We have no idea. Nowhere in the Bible is it written that Jesus Christ was actually born on December 25th. Actually, it seems quite improbable. There are herdsmen mentioned, but in those times it would have been rather cold in December. Too cold to camp outdoors. And the poor fellows didn’t even have whisky back in the days to warm them up.

Still, in the German speaking countries, many traditions came up to celebrate Christmastime and playfully enjoy the winter.


So the countdown is on and that means SMWS members can also enjoy each day in December leading towards Christmas Eve. Today we may open a bottle of whisky each and every day with our whisky Advent Calendar. The tradition of having a calendar to mark each day of the month started in the mid-19th century, when a special Christmas clock marked the days.


The first printed calendar for children was published in 1903 in Munich. Publisher Gerhard Lang had the idea of showing a picture every day to bring joy to the little children. The idea was a huge success and was picked up by many other publishing houses and later by producers who put chocolates or other small gadgets behind the doors.

The advent wreath was invented in Hamburg by a priest named Johann Heinrich Wichern in 1839. He ran a place named ‘Rauhes Haus’, which translates as ‘rough house’, where he took care of homeless children.

He took a wagon wheel and placed many candles on it to celebrate the days of advent. Later the number of candles was reduced to four.

In around 1860, fir sprigs were added. His idea picked up in the Protestant areas of Germany at first and then in the Catholic counties after the Second World War.

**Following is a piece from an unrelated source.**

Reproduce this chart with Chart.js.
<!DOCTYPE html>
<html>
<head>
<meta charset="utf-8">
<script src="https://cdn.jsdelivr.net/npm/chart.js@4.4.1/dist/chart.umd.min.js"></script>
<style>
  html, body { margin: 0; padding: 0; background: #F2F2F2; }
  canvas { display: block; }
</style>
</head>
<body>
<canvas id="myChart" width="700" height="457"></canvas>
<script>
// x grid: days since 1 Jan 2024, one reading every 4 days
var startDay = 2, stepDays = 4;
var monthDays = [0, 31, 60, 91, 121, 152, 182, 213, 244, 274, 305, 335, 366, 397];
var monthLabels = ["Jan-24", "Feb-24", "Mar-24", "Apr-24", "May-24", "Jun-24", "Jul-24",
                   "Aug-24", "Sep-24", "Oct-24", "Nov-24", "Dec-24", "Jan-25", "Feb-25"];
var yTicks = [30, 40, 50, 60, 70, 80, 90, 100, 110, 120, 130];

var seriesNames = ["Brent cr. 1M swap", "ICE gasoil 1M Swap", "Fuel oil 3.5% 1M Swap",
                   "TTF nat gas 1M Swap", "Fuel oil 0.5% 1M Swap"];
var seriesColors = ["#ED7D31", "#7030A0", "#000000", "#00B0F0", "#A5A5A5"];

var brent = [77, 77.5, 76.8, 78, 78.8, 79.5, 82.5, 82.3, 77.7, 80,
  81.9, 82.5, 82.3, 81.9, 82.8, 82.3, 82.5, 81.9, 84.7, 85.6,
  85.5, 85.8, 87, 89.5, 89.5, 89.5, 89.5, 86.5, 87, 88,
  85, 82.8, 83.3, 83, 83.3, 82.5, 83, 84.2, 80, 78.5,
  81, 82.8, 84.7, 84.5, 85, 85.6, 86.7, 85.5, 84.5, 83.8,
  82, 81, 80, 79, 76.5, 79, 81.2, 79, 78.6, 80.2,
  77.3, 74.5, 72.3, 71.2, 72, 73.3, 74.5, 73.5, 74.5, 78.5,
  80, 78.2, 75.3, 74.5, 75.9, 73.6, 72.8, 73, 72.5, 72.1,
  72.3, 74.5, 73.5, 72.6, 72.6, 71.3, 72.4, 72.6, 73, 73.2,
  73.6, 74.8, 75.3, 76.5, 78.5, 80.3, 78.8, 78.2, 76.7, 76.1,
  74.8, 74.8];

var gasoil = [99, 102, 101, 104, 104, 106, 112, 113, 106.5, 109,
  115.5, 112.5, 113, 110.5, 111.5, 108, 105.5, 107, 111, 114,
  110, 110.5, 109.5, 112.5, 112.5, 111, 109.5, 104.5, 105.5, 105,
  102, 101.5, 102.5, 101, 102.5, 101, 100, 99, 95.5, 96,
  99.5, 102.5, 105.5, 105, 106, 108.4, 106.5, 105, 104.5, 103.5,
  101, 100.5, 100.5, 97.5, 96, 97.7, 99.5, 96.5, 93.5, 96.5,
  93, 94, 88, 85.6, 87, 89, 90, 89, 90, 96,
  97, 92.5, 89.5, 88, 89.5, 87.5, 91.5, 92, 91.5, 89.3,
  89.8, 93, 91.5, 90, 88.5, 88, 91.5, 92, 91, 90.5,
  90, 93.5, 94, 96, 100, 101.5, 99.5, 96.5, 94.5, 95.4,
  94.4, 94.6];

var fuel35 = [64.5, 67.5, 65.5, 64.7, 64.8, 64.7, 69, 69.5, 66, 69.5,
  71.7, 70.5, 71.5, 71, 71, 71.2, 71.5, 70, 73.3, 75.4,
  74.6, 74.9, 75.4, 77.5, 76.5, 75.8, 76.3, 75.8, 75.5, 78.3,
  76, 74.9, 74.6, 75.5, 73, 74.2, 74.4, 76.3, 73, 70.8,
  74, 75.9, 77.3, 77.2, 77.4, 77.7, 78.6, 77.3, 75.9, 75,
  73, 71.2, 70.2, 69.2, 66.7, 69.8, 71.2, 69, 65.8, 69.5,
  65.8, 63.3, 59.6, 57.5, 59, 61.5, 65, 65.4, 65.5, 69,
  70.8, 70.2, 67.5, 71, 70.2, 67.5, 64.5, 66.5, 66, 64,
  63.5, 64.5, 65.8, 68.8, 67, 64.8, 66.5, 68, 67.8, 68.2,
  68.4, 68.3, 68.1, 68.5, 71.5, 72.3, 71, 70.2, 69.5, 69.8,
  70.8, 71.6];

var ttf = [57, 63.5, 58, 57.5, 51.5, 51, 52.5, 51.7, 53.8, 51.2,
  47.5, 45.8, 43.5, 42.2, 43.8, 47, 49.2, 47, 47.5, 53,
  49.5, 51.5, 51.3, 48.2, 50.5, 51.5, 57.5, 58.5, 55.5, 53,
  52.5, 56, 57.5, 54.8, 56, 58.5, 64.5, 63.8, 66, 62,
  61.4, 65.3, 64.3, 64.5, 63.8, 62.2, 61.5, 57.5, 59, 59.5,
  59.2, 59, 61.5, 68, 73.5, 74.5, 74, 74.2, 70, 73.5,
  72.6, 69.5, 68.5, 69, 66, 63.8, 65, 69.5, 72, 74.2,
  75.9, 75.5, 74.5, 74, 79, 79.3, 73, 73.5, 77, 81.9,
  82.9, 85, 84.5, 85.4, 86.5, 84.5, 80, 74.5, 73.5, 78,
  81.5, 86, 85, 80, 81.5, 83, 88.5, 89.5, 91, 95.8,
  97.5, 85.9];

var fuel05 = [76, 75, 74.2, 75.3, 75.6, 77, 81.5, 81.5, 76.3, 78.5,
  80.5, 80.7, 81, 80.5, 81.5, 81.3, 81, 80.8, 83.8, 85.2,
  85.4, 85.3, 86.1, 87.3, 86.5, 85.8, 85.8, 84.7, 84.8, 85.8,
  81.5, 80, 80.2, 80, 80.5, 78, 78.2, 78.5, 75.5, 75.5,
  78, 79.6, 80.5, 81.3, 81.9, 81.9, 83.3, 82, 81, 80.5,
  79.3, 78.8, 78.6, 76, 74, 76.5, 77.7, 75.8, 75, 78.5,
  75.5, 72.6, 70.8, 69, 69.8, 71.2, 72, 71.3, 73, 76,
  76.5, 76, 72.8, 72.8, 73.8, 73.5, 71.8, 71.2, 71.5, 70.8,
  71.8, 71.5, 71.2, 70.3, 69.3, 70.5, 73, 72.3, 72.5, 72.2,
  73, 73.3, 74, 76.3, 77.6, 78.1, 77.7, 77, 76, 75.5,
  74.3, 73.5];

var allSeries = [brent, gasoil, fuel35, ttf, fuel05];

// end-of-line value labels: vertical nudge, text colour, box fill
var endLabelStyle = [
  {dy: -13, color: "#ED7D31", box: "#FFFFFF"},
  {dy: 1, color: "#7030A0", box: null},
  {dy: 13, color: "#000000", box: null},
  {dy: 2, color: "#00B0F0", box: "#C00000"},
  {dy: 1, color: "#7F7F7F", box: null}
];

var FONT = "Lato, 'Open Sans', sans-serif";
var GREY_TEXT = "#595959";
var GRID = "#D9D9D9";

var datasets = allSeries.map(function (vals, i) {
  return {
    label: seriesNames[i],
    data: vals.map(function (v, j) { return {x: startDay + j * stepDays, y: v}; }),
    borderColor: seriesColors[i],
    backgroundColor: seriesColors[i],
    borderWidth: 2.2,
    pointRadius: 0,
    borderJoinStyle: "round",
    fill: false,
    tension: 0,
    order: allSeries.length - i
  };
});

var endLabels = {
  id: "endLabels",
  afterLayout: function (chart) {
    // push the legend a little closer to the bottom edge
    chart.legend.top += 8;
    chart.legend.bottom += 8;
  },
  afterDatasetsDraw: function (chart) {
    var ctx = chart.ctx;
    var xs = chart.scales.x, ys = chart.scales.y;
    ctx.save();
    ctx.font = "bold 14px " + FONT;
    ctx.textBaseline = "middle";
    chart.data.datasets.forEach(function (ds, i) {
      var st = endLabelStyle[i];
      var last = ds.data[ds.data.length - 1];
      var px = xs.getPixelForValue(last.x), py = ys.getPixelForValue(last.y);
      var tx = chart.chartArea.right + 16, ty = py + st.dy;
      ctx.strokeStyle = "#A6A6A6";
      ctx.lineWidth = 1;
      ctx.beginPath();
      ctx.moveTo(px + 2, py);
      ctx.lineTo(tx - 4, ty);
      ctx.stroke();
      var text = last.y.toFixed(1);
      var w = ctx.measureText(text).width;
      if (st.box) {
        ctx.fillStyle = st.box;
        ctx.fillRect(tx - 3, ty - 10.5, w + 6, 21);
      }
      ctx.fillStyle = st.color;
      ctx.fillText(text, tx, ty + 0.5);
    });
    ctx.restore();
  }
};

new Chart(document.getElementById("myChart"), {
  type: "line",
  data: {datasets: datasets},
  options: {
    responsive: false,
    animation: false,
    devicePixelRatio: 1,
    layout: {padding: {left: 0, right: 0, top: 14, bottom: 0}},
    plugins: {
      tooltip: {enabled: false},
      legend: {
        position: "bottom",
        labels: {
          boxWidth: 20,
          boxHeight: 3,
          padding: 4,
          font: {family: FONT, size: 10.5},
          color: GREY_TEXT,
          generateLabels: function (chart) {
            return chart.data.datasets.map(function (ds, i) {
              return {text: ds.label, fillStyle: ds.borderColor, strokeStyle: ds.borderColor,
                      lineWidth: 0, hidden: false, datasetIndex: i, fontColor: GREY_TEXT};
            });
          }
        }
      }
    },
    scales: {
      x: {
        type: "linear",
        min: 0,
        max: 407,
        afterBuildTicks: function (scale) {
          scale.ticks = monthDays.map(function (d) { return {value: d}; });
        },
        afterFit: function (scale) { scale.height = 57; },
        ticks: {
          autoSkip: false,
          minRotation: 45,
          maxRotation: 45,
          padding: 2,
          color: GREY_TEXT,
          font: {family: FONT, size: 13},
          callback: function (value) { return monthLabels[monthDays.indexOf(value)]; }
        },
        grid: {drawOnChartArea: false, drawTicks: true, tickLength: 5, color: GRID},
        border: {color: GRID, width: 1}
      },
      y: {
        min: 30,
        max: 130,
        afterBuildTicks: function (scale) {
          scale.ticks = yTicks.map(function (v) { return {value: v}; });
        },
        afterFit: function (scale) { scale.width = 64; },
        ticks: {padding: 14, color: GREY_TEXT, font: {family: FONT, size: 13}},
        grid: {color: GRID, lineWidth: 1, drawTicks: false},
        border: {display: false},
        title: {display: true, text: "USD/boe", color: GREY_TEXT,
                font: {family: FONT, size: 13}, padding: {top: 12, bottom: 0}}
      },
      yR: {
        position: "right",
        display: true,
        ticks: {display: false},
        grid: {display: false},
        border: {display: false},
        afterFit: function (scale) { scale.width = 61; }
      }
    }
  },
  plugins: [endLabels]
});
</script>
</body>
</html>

Cities like Dresden and Nuremberg are famous for their beautiful Christmas markets. This custom dates back to the 14th century in Germany, when pastries and mulled wine gave comfort in the cold winter. Every region has its own specialities, and intriguing delicacies will be eaten with strange names like Vanillekipferl, Spekulatius, Zimtstern, Lebkuchen, Printen, Springerle or Husarenkrapferl. Immensely popular is the ‘Christstollen’ with stollen meaning ‘mining tunnels’. It is a cake made of yeast dough and dried fruits like raisins. Its shape indeed brings to mind the old mining areas of Saxony, where it is hugely popular. In 2013, a huge Christstollen from Dresden, weighing in at more than four kilos, found its place in the Guinness Book of Records. In many regions, the first Christstollen is presented with a festival in the beginning of advent with a march of miners in their traditional uniforms.

Also in Saxony lie the mountain ranges of the Erzgebirge. For Germans, this area is synonymous for Christmas decorations made of wood, such as carved angels or “Räuchermännel”, (smoking and scented figurines) and beautiful pyramids that turn in circles when the smoke of the candles make the propeller on top turn. Around 1870 a carpenter named Friedrich Wilhelm Füchtner became famous after he whittled the first nutcracker man.


Children today still love to write a wishlist and ask for their ideal presents. Already in the early 18th century, children had started writing notes, although there were no wishes for themselves – instead they had to thank their parents and wish them luck. It was the modern toy industry that started giving out pre-printed wishlists for their products in the late 19th century – quite a smart PR-move for those times!

For children who didn’t trust the generosity of their parents, the German postal service installed seven mailing addresses for children to write to Father Christmas, the Christmas Child or St Nikolaus, whoever they prefer. The best-known address is in the town of Himmelpfort, or ‘Heaven’s Gate’. Many of their parents trust the postal service that brings precious parcels with SMWS whiskies. But someday their children will grow and learn about this beautiful variant of a Christmas spirit.